The fact is girls want sex, and want to be admired as sexy, as much as guys do. There's nothing wrong with that.

When guys find a pretext to talk to a girl they have a sudden sexual attraction to, he doesn't have to actually mention that attraction. The girl can figure out that the guy doesn't know much about her yet and probably is just physically attracted to her. Then she can make her decisions without too much sudden drama about where she wants to take the situation.

But when someone says after a 2 minute conversation, "I want to have sex with you" or "You have a great body", it raises all these other questions and issues that go beyond the question of acting on simple, instantaneous attraction.

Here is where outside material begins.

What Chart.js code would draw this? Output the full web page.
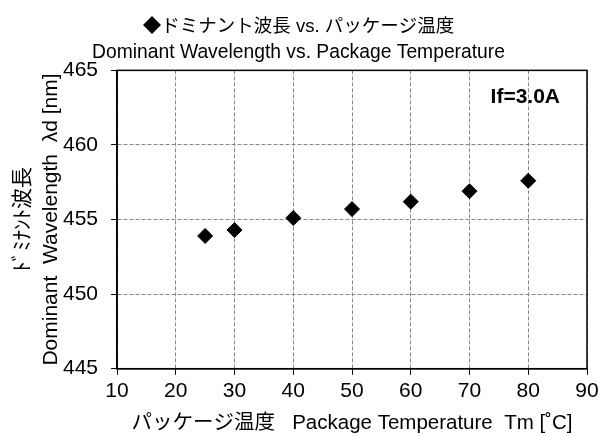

Guys don't want to admit it, but if a girl does that to a guy at a bar, he is likely to feel a bit strange about the whole thing, and get uptight at the sleeze in the air, ask himself what having sex with this particular person will say about the type of person he is, the type of girls he likes or can get. Girls are even more likely to suddenly shut off from a guy they might be attracted to, opening themselves up to their second thoughts.

When guys make comments to girls like that, it means they're too scared of failing, and feeling humiliating, in trying to get the girl to go home with him or just be receptive to his physical attraction. So they try to get it all over with, relieve themselves of the pressure of wanting a girl, by failing and nonchalant assertion of their sexuality that rejects feelings of shame.

Anonymous said...

I know that much time has passed since the op, but I would like to comment. Studies demonstrate that more than half of the children are being raised in a fatherless situation. I strongly urge you to take these opportunities and influence the behavior of these boys. In most cases, they have no one teaching them how to behave appropriately. Be assertive, and try to remain positive. You may or may not see a change immediately, but it will give them something to think about. Perhaps another young woman will avoid this type of disrespect because of your effort. Be strong! Not mean... strong!